By Kate Hudson.
Is a piece of nuclear double dealing going on? Last summer the government stated that the decision on whether or not to replace Trident would be delayed until 2016. Now, thanks to the good old Freedom of Information legislation, we know that the MoD is currently planning to order quite a bit of the first submarine – and nuclear reactors for three of them – before the 2016 decision is actually taken.
It also seems that construction is planned to start on significant parts of the first submarine ahead of the decision. These will include elements – if not all – of the hull, the propulsion systems, power plant, electrical, combat and life support systems. In fact, that adds up to quite a lot of the first sub.

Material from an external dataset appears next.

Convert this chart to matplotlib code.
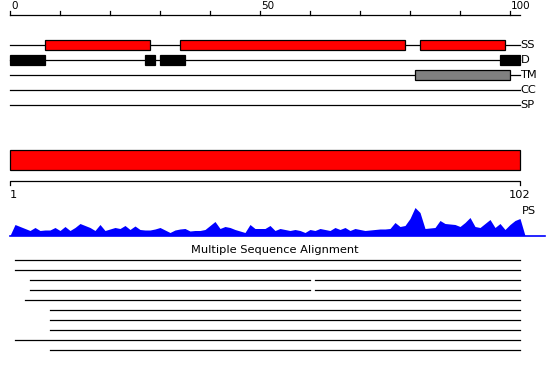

This is a classic case of saying one thing and doing another – commonly known as double-dealing or being duplicitous. Surely this is unrepresentative of the ‘new politics’ promised by the coalition government? This smacks of getting Trident replacement in through the back door, bypassing proper political processes and making a mockery of any notion of accountability. And where do the Lib Dems stand in this? Last October they pledged that “Trident will not be renewed this parliament – not on a Liberal Democrat watch”. If that claim is to be anything more than a cosmetic sham – or at best the good intentions with which the road to hell is paved – then these multi-million pound orders must not be placed ahead of the next election.
So what is really going on? Maybe they just told the public what they want to hear – after all a majority is against Trident; or maybe it reflects differences within government about the future of Britain’s nukes? There are plenty of people in the top of politics who don’t want Trident but don’t want to say it. Or maybe we are seeing commercial and industrial interests taking over?
I am reminded of fiascos like the aircraft carriers where billions are committed to projects that no-one wants or needs but we are stuck with them because of contracts and advance expenditure. It’s like saying we have to go to war because troops have already been sent to the region. This is all clearly a total outrage. It is vital that the government commits to an honest debate and accountable process about the timetable, decision-making, cost and scope of the contracts for Trident replacement. Above all it must provide for a fundamental reappraisal – involving parliamentarians and public – of whether a Cold War nuclear weapons system is necessary for the defence of Britain in the 21st century. If you haven’t already done so, please ask your MP to sign EDM 909 calling for such a Review.
The majority of the population is opposed to Trident. Spending on Trident is a dead-end in every respect. No Trident through the Back Door.